- _Problem details_:
Reproduce the listing word for word, leaving every picture behind.

- _Given data_:
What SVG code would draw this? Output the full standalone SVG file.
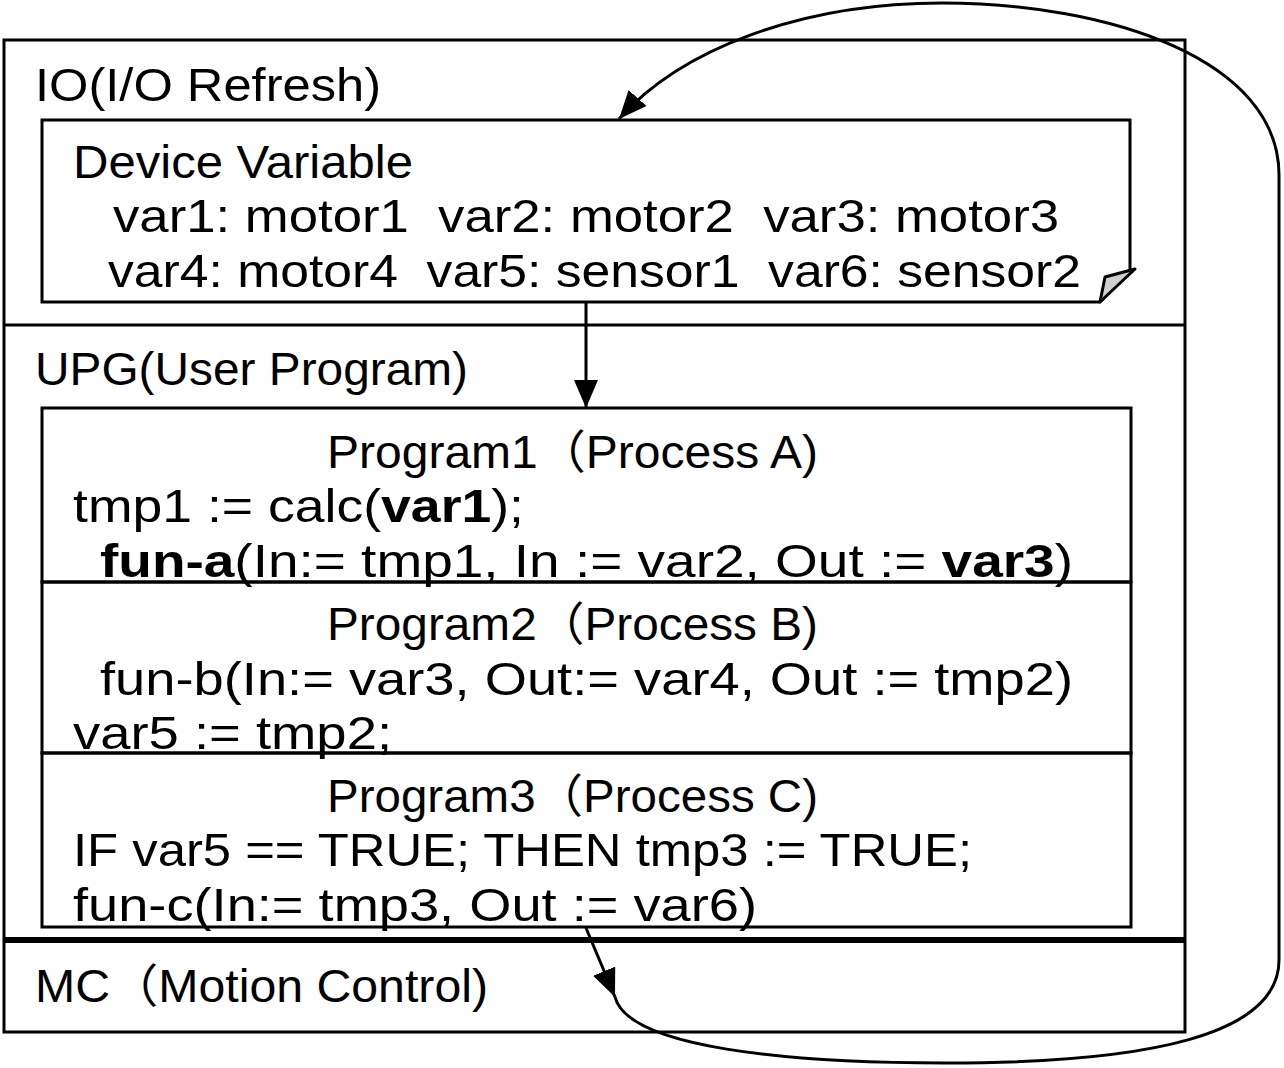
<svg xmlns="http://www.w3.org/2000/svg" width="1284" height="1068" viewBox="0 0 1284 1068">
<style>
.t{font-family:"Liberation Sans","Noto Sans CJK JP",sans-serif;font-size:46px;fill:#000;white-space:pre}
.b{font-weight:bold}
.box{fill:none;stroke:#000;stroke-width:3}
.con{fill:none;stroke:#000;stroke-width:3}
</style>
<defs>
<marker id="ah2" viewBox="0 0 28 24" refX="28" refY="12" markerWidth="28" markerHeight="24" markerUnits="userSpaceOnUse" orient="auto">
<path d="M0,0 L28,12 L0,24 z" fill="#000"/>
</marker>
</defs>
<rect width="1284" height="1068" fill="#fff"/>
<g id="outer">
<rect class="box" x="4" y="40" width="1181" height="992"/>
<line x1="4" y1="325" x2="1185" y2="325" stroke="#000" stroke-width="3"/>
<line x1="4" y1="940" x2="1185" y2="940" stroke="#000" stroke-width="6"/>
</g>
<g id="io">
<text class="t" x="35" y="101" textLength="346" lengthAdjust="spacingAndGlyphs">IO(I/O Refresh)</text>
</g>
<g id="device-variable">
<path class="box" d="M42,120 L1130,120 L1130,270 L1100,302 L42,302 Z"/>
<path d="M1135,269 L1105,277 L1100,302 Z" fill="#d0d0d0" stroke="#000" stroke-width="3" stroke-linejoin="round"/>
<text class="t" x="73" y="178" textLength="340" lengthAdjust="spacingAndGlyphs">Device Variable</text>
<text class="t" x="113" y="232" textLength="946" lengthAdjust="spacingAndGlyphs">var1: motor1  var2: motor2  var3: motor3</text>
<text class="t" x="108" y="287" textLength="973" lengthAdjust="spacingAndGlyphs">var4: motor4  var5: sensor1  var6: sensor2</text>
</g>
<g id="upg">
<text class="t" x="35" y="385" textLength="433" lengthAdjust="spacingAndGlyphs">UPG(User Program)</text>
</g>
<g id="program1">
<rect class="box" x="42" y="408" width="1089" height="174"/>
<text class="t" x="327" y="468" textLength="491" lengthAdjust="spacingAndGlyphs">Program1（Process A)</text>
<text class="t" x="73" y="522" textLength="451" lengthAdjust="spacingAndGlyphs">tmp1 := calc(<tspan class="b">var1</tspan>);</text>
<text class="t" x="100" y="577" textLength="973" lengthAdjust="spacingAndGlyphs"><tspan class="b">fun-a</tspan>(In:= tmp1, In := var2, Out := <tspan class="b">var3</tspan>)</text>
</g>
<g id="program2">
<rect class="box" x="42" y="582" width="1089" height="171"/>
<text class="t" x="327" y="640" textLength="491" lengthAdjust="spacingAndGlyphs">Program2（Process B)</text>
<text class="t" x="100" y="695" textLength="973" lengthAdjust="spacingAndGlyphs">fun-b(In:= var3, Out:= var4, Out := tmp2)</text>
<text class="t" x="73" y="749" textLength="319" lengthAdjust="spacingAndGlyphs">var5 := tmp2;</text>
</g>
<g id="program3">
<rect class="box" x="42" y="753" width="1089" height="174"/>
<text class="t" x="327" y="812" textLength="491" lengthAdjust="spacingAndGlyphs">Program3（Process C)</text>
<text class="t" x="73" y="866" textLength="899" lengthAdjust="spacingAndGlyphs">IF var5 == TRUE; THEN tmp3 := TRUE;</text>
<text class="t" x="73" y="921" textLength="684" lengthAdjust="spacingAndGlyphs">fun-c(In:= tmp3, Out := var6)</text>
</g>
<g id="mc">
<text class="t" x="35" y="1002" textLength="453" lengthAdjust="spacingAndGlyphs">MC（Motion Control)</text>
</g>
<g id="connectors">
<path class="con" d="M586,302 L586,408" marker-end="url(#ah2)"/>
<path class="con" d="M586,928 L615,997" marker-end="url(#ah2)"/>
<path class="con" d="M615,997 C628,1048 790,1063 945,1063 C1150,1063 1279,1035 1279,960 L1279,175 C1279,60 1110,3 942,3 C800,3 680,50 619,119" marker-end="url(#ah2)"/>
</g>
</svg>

- _Response for this exercise_:
What SVG code would draw this? Output the full standalone SVG file.
<svg xmlns="http://www.w3.org/2000/svg" width="1284" height="1068" viewBox="0 0 1284 1068">
<style>
.t{font-family:"Liberation Sans","Noto Sans CJK JP",sans-serif;font-size:46px;fill:#000;white-space:pre}
.b{font-weight:bold}
.box{fill:none;stroke:#000;stroke-width:3}
.con{fill:none;stroke:#000;stroke-width:3}
</style>
<defs>
<marker id="ah2" viewBox="0 0 28 24" refX="28" refY="12" markerWidth="28" markerHeight="24" markerUnits="userSpaceOnUse" orient="auto">
<path d="M0,0 L28,12 L0,24 z" fill="#000"/>
</marker>
</defs>
<rect width="1284" height="1068" fill="#fff"/>
<g id="outer">
<rect class="box" x="4" y="40" width="1181" height="992"/>
<line x1="4" y1="325" x2="1185" y2="325" stroke="#000" stroke-width="3"/>
<line x1="4" y1="940" x2="1185" y2="940" stroke="#000" stroke-width="6"/>
</g>
<g id="io">
<text class="t" x="35" y="101" textLength="346" lengthAdjust="spacingAndGlyphs">IO(I/O Refresh)</text>
</g>
<g id="device-variable">
<path class="box" d="M42,120 L1130,120 L1130,270 L1100,302 L42,302 Z"/>
<path d="M1135,269 L1105,277 L1100,302 Z" fill="#d0d0d0" stroke="#000" stroke-width="3" stroke-linejoin="round"/>
<text class="t" x="73" y="178" textLength="340" lengthAdjust="spacingAndGlyphs">Device Variable</text>
<text class="t" x="113" y="232" textLength="946" lengthAdjust="spacingAndGlyphs">var1: motor1  var2: motor2  var3: motor3</text>
<text class="t" x="108" y="287" textLength="973" lengthAdjust="spacingAndGlyphs">var4: motor4  var5: sensor1  var6: sensor2</text>
</g>
<g id="upg">
<text class="t" x="35" y="385" textLength="433" lengthAdjust="spacingAndGlyphs">UPG(User Program)</text>
</g>
<g id="program1">
<rect class="box" x="42" y="408" width="1089" height="174"/>
<text class="t" x="327" y="468" textLength="491" lengthAdjust="spacingAndGlyphs">Program1（Process A)</text>
<text class="t" x="73" y="522" textLength="451" lengthAdjust="spacingAndGlyphs">tmp1 := calc(<tspan class="b">var1</tspan>);</text>
<text class="t" x="100" y="577" textLength="973" lengthAdjust="spacingAndGlyphs"><tspan class="b">fun-a</tspan>(In:= tmp1, In := var2, Out := <tspan class="b">var3</tspan>)</text>
</g>
<g id="program2">
<rect class="box" x="42" y="582" width="1089" height="171"/>
<text class="t" x="327" y="640" textLength="491" lengthAdjust="spacingAndGlyphs">Program2（Process B)</text>
<text class="t" x="100" y="695" textLength="973" lengthAdjust="spacingAndGlyphs">fun-b(In:= var3, Out:= var4, Out := tmp2)</text>
<text class="t" x="73" y="749" textLength="319" lengthAdjust="spacingAndGlyphs">var5 := tmp2;</text>
</g>
<g id="program3">
<rect class="box" x="42" y="753" width="1089" height="174"/>
<text class="t" x="327" y="812" textLength="491" lengthAdjust="spacingAndGlyphs">Program3（Process C)</text>
<text class="t" x="73" y="866" textLength="899" lengthAdjust="spacingAndGlyphs">IF var5 == TRUE; THEN tmp3 := TRUE;</text>
<text class="t" x="73" y="921" textLength="684" lengthAdjust="spacingAndGlyphs">fun-c(In:= tmp3, Out := var6)</text>
</g>
<g id="mc">
<text class="t" x="35" y="1002" textLength="453" lengthAdjust="spacingAndGlyphs">MC（Motion Control)</text>
</g>
<g id="connectors">
<path class="con" d="M586,302 L586,408" marker-end="url(#ah2)"/>
<path class="con" d="M586,928 L615,997" marker-end="url(#ah2)"/>
<path class="con" d="M615,997 C628,1048 790,1063 945,1063 C1150,1063 1279,1035 1279,960 L1279,175 C1279,60 1110,3 942,3 C800,3 680,50 619,119" marker-end="url(#ah2)"/>
</g>
</svg>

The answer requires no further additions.